Topuklu Ayakkabının Güç Sembolü Olarak Evrimi
Topuklu ayakkabı bugün çoğunlukla feminen bir şıklık ve zarafet göstergesi olarak görülse de, tarihsel yolculuğu oldukça şaşırtıcıdır. İlk topuklu ayakkabılar, 10. yüzyılda at üstünde ok atmayı kolaylaştırmak amacıyla askeri sınıf erkekler tarafından kullanılıyordu. Topuk, süvarinin ayakta duruşunu sabitleyerek güç ve hakimiyet sembolü haline gelmişti. Bu kullanım zamanla Avrupa aristokrasisine geçti; saraylarda topuk, sosyal statü ve ayrıcalığın sessiz ama etkili bir göstergesine dönüştü.
Zaman ilerledikçe topuklu ayakkabı, yavaşça kadın modasının merkezine geçti. 17. yüzyıldan itibaren kadınlar, topuğu figürü daha dik, daha özgüvenli ve daha iddialı gösterdiği için benimsedi. Topuklu ayakkabı, yalnızca boyu uzatmadı; beden dilini değiştirdi. Omuzlar geriye gider, adımlar daha kontrollü olur ve yürüyüşte kendini ifade eden bir ritim ortaya çıkar.

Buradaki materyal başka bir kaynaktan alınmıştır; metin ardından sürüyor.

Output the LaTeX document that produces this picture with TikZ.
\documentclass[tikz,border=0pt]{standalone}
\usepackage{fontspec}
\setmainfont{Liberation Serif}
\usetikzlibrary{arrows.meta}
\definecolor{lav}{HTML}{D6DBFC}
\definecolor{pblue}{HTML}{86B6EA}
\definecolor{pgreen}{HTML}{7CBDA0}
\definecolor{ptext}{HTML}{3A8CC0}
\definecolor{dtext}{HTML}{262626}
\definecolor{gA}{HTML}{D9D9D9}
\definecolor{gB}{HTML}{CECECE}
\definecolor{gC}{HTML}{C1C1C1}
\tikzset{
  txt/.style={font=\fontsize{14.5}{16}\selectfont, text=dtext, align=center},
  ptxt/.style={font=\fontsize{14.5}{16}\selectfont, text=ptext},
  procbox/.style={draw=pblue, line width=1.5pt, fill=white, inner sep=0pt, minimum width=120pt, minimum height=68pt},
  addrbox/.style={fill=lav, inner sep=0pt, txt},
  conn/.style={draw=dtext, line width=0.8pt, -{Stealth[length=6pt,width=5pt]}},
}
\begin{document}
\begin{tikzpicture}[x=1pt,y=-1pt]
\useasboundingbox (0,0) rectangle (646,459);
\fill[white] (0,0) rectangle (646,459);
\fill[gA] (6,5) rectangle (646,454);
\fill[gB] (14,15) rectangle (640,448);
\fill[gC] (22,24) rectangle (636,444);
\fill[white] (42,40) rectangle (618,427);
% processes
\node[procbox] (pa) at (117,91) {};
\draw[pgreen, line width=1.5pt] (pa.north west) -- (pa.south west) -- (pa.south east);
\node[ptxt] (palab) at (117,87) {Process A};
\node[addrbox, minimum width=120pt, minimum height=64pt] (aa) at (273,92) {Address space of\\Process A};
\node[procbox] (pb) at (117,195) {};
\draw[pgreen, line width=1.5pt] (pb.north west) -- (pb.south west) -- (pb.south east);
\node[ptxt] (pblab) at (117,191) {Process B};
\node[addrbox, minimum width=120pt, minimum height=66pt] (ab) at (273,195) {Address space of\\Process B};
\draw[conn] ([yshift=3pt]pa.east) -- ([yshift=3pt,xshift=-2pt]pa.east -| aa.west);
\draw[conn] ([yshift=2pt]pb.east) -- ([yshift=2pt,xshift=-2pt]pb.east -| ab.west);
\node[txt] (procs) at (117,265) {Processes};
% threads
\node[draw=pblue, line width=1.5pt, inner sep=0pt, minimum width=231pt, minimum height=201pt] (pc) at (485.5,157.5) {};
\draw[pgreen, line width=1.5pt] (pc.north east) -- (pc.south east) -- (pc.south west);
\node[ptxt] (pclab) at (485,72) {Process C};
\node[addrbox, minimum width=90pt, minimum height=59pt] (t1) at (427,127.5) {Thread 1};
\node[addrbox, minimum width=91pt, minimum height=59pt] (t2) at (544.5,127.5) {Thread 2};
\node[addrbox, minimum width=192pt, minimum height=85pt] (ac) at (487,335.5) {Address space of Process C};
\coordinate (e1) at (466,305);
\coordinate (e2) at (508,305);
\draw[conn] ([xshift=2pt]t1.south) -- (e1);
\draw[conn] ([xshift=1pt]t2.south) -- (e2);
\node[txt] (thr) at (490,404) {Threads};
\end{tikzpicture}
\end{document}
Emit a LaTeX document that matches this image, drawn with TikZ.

Modern dünyada topuklu ayakkabı, hem güç hem de kimlik göstergesi olarak algılanır. İş hayatında topuklu ayakkabı tercih eden birçok kadın, bunun özgüven ve kararlılık hissini artırdığını söyler. Bir nevi görünmez bir zırh gibidir. Kimi için estetik bir detay, kimi için içsel bir duruşun dışa yansımasıdır.
Bugün topuklu ayakkabı; güzellik, güç, zarafet ve bağımsızlık kavramlarının kesişim noktasında duruyor. Moda değişir, trendler gelir ve geçer, fakat topuğun taşıdığı anlam her adımda yeniden üretilir.